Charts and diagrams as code
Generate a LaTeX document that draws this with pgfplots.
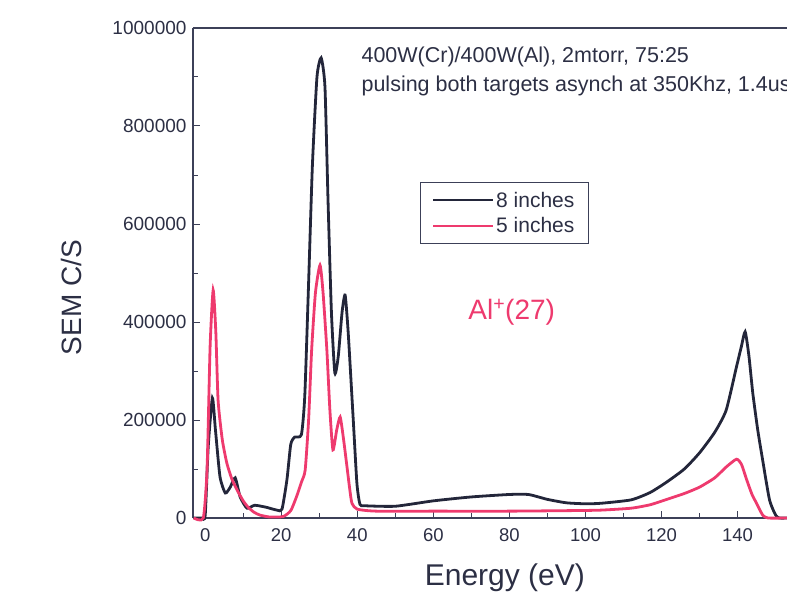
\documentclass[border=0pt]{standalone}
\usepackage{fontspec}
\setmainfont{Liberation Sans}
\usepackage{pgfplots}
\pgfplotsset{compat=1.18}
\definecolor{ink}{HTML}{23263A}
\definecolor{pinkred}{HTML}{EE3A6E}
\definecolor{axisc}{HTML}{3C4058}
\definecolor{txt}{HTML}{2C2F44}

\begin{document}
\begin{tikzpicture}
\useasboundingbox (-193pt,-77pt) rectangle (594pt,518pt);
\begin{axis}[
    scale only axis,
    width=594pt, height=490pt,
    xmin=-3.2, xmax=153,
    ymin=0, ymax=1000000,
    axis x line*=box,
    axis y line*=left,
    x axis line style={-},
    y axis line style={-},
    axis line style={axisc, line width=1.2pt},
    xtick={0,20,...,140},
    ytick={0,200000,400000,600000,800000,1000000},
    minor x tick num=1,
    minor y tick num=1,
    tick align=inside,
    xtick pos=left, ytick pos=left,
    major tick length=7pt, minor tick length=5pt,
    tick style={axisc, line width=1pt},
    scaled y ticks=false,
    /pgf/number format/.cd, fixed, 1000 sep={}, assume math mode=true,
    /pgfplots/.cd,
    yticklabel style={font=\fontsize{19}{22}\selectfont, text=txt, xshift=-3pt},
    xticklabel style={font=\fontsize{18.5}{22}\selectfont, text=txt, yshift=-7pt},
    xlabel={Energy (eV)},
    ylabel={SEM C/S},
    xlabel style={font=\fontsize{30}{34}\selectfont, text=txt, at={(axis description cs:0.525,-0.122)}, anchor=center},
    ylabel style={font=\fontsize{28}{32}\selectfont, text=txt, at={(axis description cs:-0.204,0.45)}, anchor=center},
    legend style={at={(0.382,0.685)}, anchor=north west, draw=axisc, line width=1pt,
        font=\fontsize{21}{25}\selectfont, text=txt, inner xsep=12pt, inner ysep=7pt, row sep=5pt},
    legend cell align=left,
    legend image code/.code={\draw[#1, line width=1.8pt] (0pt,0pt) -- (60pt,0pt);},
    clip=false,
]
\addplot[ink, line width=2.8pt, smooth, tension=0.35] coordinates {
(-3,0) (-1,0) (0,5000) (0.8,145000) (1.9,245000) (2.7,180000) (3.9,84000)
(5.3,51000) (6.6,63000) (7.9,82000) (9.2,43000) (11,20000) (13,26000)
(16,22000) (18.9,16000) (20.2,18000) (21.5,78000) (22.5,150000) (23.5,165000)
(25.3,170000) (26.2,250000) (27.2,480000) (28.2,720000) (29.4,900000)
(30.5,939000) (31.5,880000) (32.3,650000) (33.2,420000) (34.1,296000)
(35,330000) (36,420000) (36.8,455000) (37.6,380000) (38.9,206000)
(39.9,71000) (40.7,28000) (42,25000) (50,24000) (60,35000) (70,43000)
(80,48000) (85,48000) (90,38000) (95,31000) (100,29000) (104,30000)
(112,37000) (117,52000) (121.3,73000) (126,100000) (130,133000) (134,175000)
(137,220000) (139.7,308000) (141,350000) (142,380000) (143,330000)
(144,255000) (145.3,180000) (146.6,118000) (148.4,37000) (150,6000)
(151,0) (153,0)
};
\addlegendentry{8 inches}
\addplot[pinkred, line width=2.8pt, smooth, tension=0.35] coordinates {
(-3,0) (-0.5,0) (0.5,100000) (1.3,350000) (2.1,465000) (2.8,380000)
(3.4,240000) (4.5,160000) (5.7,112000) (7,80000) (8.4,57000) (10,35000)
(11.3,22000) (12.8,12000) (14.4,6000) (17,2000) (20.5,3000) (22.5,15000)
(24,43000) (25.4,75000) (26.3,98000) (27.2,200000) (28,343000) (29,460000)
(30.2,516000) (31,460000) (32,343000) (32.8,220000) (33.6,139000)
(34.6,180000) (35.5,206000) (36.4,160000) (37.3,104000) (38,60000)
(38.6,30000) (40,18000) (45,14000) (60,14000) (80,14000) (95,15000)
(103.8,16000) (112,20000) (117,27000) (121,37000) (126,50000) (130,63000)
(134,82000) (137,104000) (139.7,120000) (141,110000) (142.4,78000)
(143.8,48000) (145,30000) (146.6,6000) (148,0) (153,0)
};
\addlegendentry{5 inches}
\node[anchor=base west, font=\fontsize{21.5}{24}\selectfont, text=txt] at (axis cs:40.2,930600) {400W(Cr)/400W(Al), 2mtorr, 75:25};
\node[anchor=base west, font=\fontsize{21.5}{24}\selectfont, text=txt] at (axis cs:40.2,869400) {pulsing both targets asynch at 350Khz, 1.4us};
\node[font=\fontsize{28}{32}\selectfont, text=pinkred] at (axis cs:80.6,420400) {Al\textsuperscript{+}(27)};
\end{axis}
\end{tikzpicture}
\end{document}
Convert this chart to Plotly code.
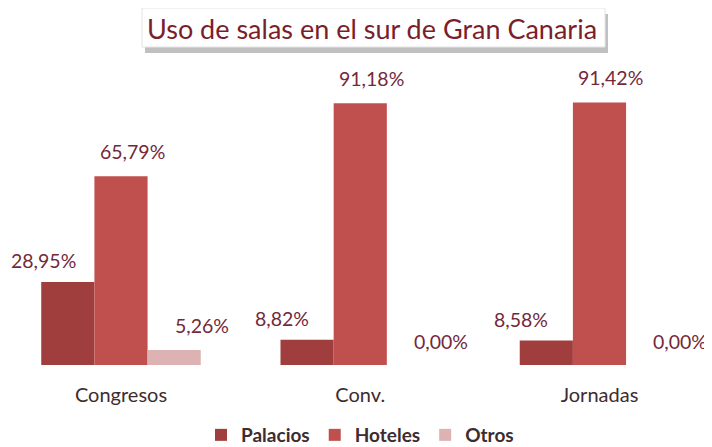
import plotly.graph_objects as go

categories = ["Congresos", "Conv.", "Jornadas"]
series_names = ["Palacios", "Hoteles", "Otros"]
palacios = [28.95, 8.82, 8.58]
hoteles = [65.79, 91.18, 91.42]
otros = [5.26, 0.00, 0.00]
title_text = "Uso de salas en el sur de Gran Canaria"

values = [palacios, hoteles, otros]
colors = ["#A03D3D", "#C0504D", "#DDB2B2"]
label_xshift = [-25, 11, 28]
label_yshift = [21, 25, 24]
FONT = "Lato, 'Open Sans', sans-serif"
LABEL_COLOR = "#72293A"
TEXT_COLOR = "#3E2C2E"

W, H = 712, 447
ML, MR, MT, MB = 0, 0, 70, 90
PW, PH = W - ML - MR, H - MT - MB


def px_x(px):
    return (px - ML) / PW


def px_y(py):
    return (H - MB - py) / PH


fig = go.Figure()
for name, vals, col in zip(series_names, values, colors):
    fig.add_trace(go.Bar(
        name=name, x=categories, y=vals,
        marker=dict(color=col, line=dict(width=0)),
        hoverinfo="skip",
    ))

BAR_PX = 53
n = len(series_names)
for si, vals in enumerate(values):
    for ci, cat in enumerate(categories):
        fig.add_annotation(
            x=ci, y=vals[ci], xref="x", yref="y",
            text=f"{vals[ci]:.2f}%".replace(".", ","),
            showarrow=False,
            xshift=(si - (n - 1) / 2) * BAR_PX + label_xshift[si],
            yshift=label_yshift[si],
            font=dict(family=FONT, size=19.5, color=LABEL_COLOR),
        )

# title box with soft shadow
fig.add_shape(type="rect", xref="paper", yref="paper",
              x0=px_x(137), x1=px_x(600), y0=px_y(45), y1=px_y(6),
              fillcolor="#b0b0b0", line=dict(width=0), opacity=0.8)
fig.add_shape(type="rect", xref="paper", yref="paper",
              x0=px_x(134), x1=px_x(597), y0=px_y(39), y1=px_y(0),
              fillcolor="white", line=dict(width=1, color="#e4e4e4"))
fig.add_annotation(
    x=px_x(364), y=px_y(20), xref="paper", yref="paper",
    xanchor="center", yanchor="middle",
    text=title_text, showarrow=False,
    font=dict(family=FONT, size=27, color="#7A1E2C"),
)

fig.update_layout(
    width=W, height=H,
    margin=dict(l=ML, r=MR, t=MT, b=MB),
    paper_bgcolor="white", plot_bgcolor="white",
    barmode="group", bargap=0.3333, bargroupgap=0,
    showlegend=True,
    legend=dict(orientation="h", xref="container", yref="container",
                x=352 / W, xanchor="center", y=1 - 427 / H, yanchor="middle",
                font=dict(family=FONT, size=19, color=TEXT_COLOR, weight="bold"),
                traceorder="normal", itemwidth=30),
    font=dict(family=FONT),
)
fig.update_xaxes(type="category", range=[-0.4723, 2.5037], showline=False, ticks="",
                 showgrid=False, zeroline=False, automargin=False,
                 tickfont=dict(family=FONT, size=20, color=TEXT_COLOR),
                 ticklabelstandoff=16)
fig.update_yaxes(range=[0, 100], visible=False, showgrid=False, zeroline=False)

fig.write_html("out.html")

§ Description of the task
Repeat the lines between those holding "Convert this chart to Plotly code." and "de salas en", inclusive. Pictures stay out.

§ Response to this task
Convert this chart to Plotly code.
import plotly.graph_objects as go

categories = ["Congresos", "Conv.", "Jornadas"]
series_names = ["Palacios", "Hoteles", "Otros"]
palacios = [28.95, 8.82, 8.58]
hoteles = [65.79, 91.18, 91.42]
otros = [5.26, 0.00, 0.00]
title_text = "Uso de salas en el sur de Gran Canaria"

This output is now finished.